Theresa: that's a whole nother issue. I mean, we, we now have a robot that could work like a dog.
Oscar: And they can learn from scratch using reinforcement learning?
Theresa: yeah, but it's really fresh. We only got it a few weeks ago. So I think that joy is still ahead of us. They're actually getting it to work outside of the simulation.
Oscar: I see, right, okay, yeah. No, I mean, it's such an awesome thing to work on, like just any, any object that can move its limbs, get that to propel itself forward in the real world. It's like, God, maybe you can educate me. Is that solved? Like, is there [01:19:00] algorithms or can I buy a robot and like a dev kit that gets it to walk in a rudimentary way?
Theresa: I think so. I would say, I mean, soft is maybe if soft is a strong word. The thing is, if you just want the robot to learn one simple thing, like walk straight ahead or do a handstand or whatever, it's probably doable in some way. You might need to do some research and make some The research code work for your setting or something like that.

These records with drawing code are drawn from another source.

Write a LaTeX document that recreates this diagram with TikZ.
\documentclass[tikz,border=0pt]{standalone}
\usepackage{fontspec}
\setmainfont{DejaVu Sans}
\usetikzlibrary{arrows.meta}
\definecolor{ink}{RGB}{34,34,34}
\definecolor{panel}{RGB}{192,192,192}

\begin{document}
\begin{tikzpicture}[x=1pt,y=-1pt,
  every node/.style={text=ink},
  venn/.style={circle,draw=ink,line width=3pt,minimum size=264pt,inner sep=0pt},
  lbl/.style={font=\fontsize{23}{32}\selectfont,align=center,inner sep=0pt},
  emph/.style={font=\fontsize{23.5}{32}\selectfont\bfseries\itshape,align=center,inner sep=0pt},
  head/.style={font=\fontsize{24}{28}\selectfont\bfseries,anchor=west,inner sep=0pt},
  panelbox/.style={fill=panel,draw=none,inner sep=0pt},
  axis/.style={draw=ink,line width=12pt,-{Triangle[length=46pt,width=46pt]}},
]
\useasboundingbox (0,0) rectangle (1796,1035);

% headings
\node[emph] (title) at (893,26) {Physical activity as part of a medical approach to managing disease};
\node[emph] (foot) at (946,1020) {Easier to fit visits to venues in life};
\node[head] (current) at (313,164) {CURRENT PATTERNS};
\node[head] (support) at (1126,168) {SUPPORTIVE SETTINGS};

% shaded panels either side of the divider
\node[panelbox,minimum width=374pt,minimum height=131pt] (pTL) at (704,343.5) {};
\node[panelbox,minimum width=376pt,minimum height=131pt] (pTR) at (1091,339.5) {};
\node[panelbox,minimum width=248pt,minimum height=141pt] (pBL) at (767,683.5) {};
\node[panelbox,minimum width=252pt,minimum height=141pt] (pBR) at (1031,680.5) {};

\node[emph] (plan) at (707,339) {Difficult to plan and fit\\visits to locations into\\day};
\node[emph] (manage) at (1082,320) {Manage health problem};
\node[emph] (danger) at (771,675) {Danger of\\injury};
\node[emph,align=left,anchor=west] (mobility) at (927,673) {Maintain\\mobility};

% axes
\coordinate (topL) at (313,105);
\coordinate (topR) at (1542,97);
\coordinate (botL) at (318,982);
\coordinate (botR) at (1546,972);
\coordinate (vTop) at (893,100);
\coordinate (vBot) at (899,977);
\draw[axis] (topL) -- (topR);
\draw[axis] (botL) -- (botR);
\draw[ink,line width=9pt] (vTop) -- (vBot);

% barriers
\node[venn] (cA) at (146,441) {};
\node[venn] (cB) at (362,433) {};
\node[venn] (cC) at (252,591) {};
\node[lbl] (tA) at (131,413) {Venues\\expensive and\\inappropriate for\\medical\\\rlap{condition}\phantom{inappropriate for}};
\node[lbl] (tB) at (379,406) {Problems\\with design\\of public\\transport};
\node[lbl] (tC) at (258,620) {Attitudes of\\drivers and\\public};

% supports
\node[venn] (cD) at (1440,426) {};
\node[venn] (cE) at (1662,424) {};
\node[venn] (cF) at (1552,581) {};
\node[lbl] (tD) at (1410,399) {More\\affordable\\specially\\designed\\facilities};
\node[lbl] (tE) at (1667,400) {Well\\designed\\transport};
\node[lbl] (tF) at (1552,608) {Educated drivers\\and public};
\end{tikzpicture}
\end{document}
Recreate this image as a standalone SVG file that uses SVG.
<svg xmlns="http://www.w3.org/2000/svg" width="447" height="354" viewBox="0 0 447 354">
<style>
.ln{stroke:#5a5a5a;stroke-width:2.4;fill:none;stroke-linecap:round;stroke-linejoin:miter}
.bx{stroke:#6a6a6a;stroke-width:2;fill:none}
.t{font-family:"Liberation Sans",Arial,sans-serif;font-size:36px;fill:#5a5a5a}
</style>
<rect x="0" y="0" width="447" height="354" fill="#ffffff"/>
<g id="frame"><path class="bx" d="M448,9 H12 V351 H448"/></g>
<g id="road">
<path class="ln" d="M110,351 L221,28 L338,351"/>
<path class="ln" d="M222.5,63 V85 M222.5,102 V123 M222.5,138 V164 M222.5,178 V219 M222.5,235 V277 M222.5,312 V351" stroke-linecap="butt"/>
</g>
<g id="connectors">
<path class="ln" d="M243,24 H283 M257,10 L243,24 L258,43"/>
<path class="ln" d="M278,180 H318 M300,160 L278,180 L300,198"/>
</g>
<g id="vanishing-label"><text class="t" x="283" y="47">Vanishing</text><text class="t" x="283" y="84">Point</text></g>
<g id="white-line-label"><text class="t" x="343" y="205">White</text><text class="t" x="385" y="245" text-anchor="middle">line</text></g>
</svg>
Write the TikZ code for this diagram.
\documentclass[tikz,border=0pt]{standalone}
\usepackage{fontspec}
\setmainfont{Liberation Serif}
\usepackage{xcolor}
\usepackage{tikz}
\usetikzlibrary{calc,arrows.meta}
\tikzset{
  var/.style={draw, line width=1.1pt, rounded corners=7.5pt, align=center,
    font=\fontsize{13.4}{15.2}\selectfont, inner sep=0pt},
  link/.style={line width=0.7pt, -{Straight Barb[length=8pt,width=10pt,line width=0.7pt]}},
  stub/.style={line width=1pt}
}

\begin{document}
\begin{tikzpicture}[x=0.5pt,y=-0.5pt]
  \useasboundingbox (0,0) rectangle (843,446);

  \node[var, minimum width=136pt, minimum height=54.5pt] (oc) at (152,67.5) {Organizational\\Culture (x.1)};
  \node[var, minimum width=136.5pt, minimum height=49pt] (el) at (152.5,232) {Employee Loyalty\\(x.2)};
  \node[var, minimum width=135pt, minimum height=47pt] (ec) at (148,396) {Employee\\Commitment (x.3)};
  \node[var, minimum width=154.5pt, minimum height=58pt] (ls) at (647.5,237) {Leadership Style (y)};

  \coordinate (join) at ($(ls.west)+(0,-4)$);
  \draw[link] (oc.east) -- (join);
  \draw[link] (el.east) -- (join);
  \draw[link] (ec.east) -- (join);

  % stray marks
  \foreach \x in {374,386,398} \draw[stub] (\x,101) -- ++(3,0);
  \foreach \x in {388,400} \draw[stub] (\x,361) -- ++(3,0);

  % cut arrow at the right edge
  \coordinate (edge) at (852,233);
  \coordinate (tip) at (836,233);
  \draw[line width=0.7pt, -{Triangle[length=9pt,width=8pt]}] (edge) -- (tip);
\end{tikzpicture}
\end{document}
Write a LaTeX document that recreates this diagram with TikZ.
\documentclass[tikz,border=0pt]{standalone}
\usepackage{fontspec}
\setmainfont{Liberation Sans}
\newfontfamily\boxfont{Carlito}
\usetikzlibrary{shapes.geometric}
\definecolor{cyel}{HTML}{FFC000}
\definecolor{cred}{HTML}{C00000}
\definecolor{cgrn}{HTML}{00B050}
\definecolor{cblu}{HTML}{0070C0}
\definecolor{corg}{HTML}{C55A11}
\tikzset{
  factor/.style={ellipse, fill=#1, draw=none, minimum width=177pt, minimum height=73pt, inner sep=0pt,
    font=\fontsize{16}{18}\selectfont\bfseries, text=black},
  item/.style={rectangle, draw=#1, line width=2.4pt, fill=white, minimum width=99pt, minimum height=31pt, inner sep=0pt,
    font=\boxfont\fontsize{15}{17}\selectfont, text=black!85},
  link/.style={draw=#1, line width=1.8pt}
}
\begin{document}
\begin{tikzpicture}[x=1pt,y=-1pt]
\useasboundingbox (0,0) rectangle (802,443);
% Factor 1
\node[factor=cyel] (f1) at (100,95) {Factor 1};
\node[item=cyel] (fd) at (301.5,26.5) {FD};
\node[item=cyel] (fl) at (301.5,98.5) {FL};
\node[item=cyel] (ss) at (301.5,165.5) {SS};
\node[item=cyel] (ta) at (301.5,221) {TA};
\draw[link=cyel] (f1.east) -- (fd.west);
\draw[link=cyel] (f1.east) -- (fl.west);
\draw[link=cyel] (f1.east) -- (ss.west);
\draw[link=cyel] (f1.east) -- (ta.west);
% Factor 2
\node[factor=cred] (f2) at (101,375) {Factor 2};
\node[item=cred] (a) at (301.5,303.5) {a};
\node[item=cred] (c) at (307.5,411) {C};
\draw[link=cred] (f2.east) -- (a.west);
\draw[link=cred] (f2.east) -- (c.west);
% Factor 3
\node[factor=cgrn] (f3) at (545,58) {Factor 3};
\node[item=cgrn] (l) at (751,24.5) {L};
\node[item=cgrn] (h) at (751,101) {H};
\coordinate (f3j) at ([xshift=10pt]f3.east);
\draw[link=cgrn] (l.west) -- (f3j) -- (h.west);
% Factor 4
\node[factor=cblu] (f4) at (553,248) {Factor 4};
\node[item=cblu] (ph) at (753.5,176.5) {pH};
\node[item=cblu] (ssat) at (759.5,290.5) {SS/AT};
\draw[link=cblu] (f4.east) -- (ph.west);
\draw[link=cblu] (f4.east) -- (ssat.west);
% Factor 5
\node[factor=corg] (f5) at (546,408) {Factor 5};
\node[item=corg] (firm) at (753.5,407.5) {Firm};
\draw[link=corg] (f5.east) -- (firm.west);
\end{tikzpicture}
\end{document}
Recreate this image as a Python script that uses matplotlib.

Theresa: But I think that's doable. The problem is more like if you then say, Oh, I want this thing walking the halls and greet everyone with a handstand. Combining things like that and then making it work in the physical world without hurting anyone or itself. That's, that's a whole different issue. But yeah, robotics has, has gone really far.
Theresa: Is there anything you feel that you haven't talked enough about yet or anything that you want to bring to the audience?
Oscar: Not really. I thought it [01:20:00] was really, really enjoyed the conversation. It's great. I mean, most of these podcasts I haven't done one in a while, but most of them I'm on it's like someone is just trying to sell something, you know there are their agency to recruit ML talent. And so they just do this. I haven't talked to a single line person.
Oscar: I've talked to actually the previous one I did was great as well with anarchy AI guy, but it's just great to talk to someone who knows, knows the field. Yeah.
Theresa: Yeah. I was actually for a second when, when you first wrote, I was like, Hmm, do I want to answer? I'm not sure how much I want companies on here thinking that it might end up one of these sales things, but no,
Oscar: didn't sell too much.
Theresa: no, no. And I think it's really interesting. I, I still rarely get to talk to people who actually work on more practical things.
Theresa: It's always great to get that perspective. So yeah, thanks for being on here.
Oscar: Yeah. Thanks for thanks for the conversation.